BEGIN
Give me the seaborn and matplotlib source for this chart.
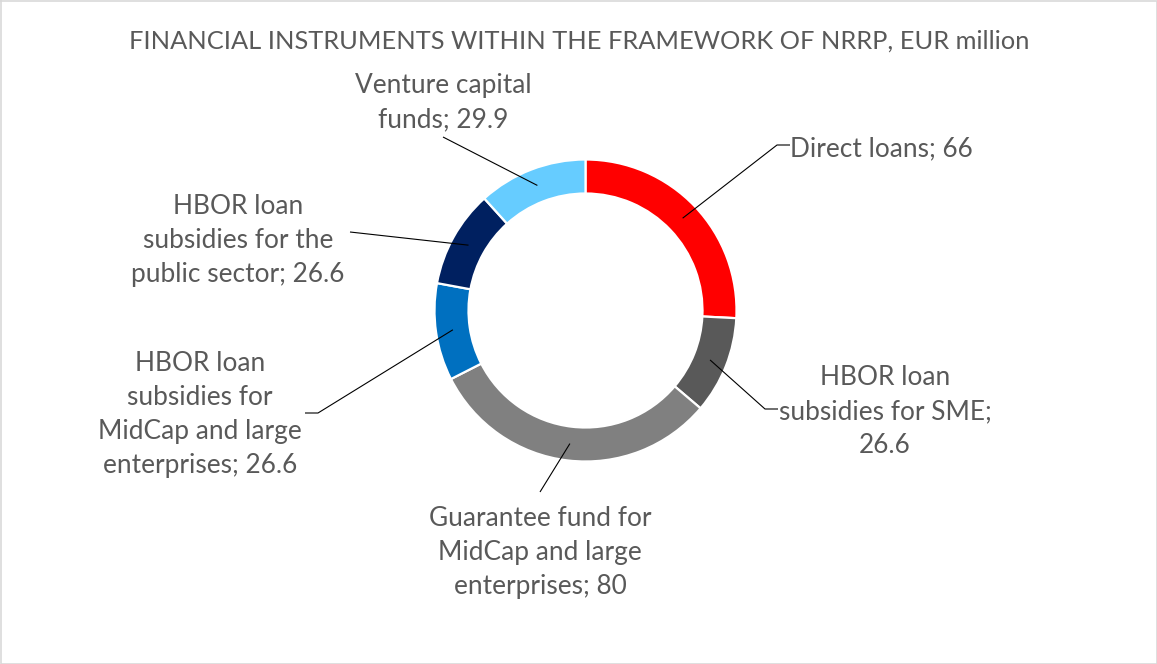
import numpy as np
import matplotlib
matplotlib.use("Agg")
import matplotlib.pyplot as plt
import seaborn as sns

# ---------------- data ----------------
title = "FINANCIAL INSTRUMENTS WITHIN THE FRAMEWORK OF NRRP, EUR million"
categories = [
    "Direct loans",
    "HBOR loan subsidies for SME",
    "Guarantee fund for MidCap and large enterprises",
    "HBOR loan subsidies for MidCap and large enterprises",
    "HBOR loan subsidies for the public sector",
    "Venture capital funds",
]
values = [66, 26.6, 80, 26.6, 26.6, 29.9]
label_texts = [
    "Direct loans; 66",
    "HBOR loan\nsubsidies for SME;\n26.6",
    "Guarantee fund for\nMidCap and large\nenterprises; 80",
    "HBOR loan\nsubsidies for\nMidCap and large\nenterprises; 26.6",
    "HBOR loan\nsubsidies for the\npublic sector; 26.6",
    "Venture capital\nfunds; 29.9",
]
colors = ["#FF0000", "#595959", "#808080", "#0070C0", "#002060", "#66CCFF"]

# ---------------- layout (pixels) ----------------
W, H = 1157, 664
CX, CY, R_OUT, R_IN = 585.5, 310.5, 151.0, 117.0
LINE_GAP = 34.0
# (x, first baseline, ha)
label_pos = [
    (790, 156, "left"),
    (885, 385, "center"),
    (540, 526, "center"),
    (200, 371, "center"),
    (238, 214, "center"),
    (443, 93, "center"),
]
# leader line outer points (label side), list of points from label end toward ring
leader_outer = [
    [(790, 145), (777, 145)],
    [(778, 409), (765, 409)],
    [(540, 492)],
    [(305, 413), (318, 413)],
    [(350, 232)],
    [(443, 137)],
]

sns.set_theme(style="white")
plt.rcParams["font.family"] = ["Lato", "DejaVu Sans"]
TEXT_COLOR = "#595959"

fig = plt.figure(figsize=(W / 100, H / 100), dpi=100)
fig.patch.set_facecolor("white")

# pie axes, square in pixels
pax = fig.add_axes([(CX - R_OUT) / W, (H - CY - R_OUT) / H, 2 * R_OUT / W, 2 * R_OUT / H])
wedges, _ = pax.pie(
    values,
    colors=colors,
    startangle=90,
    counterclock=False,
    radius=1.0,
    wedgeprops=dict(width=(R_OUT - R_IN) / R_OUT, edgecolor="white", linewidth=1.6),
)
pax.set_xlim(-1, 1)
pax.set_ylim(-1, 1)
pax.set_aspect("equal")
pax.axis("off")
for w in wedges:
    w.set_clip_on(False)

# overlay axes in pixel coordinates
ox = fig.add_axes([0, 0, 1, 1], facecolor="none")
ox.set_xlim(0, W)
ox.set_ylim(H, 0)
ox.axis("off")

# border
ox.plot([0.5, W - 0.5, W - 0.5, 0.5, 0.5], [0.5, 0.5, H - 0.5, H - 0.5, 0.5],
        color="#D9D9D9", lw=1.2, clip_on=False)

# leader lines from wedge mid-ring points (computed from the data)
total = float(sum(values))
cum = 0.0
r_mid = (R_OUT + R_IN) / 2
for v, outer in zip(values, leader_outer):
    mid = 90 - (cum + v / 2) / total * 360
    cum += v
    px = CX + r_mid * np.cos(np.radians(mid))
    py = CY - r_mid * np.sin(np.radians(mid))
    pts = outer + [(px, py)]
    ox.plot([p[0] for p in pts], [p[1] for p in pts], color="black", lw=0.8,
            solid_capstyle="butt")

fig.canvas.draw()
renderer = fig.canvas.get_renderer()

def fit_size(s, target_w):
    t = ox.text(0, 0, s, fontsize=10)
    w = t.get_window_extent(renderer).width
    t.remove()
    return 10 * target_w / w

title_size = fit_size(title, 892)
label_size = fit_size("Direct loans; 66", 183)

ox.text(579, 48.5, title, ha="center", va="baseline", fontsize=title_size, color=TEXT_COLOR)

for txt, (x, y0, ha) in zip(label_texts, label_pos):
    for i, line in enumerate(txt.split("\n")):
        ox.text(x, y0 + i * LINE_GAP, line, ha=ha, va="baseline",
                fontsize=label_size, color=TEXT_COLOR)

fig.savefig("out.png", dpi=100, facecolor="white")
END
BEGIN
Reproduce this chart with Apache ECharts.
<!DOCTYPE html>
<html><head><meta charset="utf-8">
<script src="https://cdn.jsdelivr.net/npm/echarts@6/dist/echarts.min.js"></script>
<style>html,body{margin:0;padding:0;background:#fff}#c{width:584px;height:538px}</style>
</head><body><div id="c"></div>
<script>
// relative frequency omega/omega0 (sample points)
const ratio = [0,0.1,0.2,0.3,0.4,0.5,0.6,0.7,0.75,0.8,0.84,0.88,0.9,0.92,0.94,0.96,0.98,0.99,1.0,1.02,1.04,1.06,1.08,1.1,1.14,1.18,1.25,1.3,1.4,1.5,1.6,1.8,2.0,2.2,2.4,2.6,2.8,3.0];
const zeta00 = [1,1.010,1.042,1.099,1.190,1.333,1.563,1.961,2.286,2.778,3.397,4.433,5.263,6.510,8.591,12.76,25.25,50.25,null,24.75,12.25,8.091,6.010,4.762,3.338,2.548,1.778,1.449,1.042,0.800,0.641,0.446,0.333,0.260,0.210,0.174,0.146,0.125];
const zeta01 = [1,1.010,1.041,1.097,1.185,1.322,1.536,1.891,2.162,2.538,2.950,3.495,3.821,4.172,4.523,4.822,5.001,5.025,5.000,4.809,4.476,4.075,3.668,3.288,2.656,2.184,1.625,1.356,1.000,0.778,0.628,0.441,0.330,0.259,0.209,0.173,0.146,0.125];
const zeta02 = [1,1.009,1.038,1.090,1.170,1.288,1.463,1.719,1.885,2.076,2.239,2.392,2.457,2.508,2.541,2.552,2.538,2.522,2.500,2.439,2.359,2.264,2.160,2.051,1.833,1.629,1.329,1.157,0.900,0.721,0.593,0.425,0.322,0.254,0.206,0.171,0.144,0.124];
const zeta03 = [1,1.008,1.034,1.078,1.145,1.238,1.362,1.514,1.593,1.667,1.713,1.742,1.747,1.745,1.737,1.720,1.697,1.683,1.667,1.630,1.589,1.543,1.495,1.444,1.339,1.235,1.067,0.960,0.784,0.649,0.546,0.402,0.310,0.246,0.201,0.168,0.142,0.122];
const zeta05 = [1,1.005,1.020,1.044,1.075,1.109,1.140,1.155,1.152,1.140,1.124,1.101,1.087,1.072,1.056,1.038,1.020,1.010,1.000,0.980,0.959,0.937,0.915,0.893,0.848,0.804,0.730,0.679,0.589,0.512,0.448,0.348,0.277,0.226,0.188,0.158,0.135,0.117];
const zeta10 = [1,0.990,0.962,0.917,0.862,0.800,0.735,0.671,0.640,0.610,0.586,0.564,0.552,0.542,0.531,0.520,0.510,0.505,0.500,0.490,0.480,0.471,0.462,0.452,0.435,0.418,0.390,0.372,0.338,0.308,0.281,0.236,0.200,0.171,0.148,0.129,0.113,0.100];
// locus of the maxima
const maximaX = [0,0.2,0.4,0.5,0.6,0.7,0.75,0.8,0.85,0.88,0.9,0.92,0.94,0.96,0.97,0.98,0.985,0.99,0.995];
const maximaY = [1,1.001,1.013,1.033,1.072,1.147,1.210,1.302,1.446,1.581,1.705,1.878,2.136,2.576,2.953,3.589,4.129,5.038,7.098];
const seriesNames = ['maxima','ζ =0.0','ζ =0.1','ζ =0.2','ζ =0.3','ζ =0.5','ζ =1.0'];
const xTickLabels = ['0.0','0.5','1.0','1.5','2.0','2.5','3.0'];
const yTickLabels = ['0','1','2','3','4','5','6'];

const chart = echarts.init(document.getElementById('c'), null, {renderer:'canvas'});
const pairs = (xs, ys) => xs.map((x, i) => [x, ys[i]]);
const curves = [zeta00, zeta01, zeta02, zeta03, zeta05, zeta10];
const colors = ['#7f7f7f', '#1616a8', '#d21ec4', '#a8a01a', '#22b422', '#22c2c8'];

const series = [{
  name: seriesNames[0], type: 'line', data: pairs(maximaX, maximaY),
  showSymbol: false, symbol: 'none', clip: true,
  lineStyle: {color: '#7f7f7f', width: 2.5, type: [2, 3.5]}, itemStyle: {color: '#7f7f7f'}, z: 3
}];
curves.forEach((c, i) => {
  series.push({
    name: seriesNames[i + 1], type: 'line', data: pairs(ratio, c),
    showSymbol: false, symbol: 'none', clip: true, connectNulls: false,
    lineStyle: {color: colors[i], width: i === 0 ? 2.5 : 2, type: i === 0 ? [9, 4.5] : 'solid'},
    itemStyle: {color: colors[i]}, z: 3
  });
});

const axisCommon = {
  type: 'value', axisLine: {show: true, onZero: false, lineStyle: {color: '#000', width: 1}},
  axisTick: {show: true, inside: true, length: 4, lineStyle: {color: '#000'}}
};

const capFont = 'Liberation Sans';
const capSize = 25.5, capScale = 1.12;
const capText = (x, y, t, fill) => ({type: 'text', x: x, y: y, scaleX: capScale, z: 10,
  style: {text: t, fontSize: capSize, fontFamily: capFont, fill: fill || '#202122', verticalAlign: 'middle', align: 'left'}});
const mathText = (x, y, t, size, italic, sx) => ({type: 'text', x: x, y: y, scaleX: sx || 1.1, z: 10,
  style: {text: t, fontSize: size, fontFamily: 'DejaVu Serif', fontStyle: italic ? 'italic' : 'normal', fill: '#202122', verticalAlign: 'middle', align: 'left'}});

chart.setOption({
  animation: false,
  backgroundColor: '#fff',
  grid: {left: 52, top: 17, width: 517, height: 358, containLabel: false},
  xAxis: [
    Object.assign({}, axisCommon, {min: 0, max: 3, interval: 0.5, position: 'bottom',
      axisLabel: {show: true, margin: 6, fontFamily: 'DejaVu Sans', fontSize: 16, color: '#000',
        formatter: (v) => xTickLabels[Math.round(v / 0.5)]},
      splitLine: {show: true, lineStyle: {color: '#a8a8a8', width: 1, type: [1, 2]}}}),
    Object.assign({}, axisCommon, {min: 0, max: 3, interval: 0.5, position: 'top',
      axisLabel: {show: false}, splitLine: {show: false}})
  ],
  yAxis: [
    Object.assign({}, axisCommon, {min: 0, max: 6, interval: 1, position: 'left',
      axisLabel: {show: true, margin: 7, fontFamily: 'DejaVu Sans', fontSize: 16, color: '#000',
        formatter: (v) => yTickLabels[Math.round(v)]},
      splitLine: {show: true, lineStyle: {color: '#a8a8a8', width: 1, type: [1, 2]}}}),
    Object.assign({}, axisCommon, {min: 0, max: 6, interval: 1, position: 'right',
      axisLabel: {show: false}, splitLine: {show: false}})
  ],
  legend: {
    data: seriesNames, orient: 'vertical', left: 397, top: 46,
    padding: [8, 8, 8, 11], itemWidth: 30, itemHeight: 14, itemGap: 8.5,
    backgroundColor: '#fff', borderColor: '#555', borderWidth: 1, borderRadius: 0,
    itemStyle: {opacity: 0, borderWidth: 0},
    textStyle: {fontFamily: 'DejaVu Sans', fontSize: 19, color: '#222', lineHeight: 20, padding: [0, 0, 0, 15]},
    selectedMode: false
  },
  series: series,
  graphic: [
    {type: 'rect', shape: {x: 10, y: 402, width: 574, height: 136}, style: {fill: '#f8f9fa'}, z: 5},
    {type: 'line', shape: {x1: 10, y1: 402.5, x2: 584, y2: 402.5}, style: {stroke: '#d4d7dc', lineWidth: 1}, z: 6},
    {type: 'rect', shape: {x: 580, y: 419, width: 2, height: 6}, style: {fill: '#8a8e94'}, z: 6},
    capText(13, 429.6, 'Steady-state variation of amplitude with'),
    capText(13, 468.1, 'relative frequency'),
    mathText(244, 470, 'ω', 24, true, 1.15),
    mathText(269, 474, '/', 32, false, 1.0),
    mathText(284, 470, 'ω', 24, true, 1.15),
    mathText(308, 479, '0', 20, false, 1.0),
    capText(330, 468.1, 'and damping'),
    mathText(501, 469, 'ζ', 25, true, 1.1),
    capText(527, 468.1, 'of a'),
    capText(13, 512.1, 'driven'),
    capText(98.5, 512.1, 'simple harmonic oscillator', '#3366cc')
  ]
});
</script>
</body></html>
END
BEGIN
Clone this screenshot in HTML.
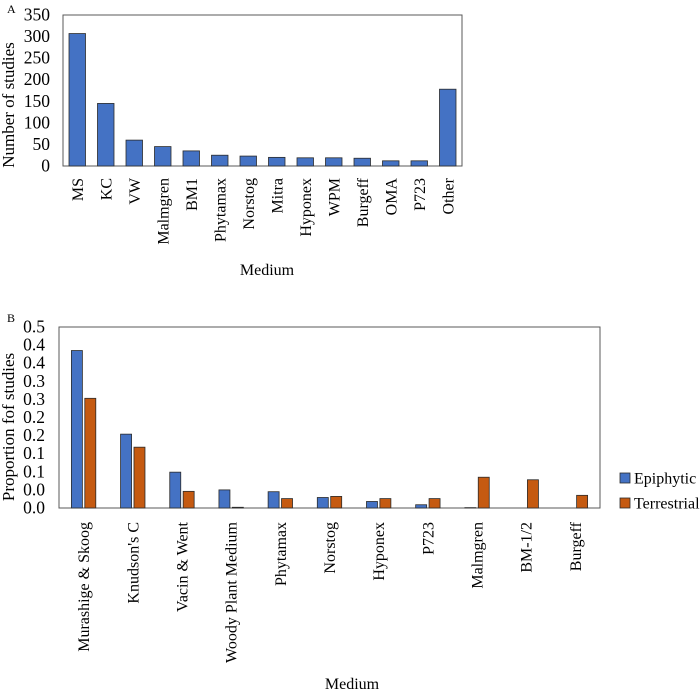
END
▸ What you have to do:
Where a line in the material contains "matplotlib", copy that line.

▸ Response to the exercise:
Give me the seaborn and matplotlib source for this chart.
import matplotlib
matplotlib.use("Agg")
import matplotlib.pyplot as plt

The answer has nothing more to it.